-- Start of DATA SHOWN --

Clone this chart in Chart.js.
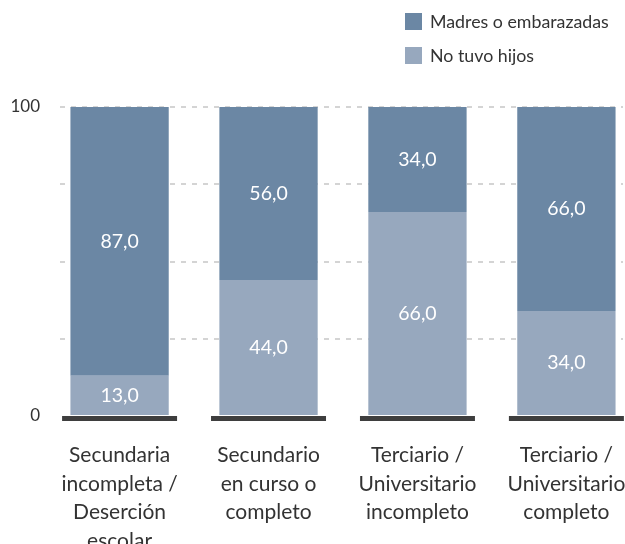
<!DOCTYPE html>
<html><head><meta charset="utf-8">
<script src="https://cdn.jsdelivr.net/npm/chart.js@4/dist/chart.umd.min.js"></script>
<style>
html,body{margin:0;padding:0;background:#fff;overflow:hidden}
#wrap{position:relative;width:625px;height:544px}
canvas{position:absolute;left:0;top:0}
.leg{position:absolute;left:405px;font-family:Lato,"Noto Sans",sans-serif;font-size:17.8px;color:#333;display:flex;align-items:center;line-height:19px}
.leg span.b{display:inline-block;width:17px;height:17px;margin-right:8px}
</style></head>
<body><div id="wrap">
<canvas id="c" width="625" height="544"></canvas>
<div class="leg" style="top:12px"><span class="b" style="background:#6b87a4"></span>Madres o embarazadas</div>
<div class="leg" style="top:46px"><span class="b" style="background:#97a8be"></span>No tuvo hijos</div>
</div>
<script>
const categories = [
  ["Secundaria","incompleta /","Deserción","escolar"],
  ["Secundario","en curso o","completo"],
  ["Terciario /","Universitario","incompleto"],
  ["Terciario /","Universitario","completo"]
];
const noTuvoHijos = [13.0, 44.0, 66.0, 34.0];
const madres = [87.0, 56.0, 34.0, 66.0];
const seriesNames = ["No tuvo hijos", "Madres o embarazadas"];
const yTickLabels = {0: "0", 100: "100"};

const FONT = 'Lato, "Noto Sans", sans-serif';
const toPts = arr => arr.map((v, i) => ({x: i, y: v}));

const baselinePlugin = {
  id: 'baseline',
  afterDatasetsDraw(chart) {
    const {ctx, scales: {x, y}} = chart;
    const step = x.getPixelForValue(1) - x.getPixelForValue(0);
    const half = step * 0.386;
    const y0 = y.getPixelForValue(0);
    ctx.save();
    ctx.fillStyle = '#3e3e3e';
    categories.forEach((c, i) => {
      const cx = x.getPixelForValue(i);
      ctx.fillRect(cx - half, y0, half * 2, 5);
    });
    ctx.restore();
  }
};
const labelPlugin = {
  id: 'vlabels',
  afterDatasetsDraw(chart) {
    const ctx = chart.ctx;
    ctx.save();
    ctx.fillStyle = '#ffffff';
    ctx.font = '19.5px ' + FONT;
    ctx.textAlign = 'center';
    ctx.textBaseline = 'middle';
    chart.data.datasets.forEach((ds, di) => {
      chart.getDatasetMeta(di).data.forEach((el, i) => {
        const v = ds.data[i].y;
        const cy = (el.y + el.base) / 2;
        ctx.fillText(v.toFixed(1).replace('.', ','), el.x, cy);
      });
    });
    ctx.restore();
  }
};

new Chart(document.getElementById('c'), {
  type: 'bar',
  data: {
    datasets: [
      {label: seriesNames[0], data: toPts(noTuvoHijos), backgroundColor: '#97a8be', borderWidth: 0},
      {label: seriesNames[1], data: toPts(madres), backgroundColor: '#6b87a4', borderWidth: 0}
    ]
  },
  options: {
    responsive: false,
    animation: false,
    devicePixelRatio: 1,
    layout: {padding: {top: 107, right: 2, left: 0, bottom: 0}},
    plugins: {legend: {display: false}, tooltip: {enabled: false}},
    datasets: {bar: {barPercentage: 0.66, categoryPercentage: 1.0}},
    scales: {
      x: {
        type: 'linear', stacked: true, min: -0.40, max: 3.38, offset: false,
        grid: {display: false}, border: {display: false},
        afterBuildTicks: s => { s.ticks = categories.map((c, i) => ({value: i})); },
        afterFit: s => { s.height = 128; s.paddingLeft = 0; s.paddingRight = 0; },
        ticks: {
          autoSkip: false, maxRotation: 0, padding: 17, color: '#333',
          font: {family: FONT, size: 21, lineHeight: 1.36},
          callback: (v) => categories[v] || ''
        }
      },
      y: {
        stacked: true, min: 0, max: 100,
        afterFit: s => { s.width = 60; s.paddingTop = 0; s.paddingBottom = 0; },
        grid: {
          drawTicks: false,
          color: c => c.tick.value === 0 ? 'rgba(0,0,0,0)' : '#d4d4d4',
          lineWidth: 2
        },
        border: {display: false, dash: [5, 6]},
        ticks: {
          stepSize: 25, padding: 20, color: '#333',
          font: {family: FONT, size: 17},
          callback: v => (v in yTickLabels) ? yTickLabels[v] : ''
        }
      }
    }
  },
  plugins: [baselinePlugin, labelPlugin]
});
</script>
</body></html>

-- End of DATA SHOWN --

**EXERCISE:** Replicate the material above verbatim; images stay out of the copy.

**ANSWER IN FULL:**
Clone this chart in Chart.js.
<!DOCTYPE html>
<html><head><meta charset="utf-8">
<script src="https://cdn.jsdelivr.net/npm/chart.js@4/dist/chart.umd.min.js"></script>
<style>
html,body{margin:0;padding:0;background:#fff;overflow:hidden}
#wrap{position:relative;width:625px;height:544px}
canvas{position:absolute;left:0;top:0}
.leg{position:absolute;left:405px;font-family:Lato,"Noto Sans",sans-serif;font-size:17.8px;color:#333;display:flex;align-items:center;line-height:19px}
.leg span.b{display:inline-block;width:17px;height:17px;margin-right:8px}
</style></head>
<body><div id="wrap">
<canvas id="c" width="625" height="544"></canvas>
<div class="leg" style="top:12px"><span class="b" style="background:#6b87a4"></span>Madres o embarazadas</div>
<div class="leg" style="top:46px"><span class="b" style="background:#97a8be"></span>No tuvo hijos</div>
</div>
<script>
const categories = [
  ["Secundaria","incompleta /","Deserción","escolar"],
  ["Secundario","en curso o","completo"],
  ["Terciario /","Universitario","incompleto"],
  ["Terciario /","Universitario","completo"]
];
const noTuvoHijos = [13.0, 44.0, 66.0, 34.0];
const madres = [87.0, 56.0, 34.0, 66.0];
const seriesNames = ["No tuvo hijos", "Madres o embarazadas"];
const yTickLabels = {0: "0", 100: "100"};

const FONT = 'Lato, "Noto Sans", sans-serif';
const toPts = arr => arr.map((v, i) => ({x: i, y: v}));

const baselinePlugin = {
  id: 'baseline',
  afterDatasetsDraw(chart) {
    const {ctx, scales: {x, y}} = chart;
    const step = x.getPixelForValue(1) - x.getPixelForValue(0);
    const half = step * 0.386;
    const y0 = y.getPixelForValue(0);
    ctx.save();
    ctx.fillStyle = '#3e3e3e';
    categories.forEach((c, i) => {
      const cx = x.getPixelForValue(i);
      ctx.fillRect(cx - half, y0, half * 2, 5);
    });
    ctx.restore();
  }
};
const labelPlugin = {
  id: 'vlabels',
  afterDatasetsDraw(chart) {
    const ctx = chart.ctx;
    ctx.save();
    ctx.fillStyle = '#ffffff';
    ctx.font = '19.5px ' + FONT;
    ctx.textAlign = 'center';
    ctx.textBaseline = 'middle';
    chart.data.datasets.forEach((ds, di) => {
      chart.getDatasetMeta(di).data.forEach((el, i) => {
        const v = ds.data[i].y;
        const cy = (el.y + el.base) / 2;
        ctx.fillText(v.toFixed(1).replace('.', ','), el.x, cy);
      });
    });
    ctx.restore();
  }
};

new Chart(document.getElementById('c'), {
  type: 'bar',
  data: {
    datasets: [
      {label: seriesNames[0], data: toPts(noTuvoHijos), backgroundColor: '#97a8be', borderWidth: 0},
      {label: seriesNames[1], data: toPts(madres), backgroundColor: '#6b87a4', borderWidth: 0}
    ]
  },
  options: {
    responsive: false,
    animation: false,
    devicePixelRatio: 1,
    layout: {padding: {top: 107, right: 2, left: 0, bottom: 0}},
    plugins: {legend: {display: false}, tooltip: {enabled: false}},
    datasets: {bar: {barPercentage: 0.66, categoryPercentage: 1.0}},
    scales: {
      x: {
        type: 'linear', stacked: true, min: -0.40, max: 3.38, offset: false,
        grid: {display: false}, border: {display: false},
        afterBuildTicks: s => { s.ticks = categories.map((c, i) => ({value: i})); },
        afterFit: s => { s.height = 128; s.paddingLeft = 0; s.paddingRight = 0; },
        ticks: {
          autoSkip: false, maxRotation: 0, padding: 17, color: '#333',
          font: {family: FONT, size: 21, lineHeight: 1.36},
          callback: (v) => categories[v] || ''
        }
      },
      y: {
        stacked: true, min: 0, max: 100,
        afterFit: s => { s.width = 60; s.paddingTop = 0; s.paddingBottom = 0; },
        grid: {
          drawTicks: false,
          color: c => c.tick.value === 0 ? 'rgba(0,0,0,0)' : '#d4d4d4',
          lineWidth: 2
        },
        border: {display: false, dash: [5, 6]},
        ticks: {
          stepSize: 25, padding: 20, color: '#333',
          font: {family: FONT, size: 17},
          callback: v => (v in yTickLabels) ? yTickLabels[v] : ''
        }
      }
    }
  },
  plugins: [baselinePlugin, labelPlugin]
});
</script>
</body></html>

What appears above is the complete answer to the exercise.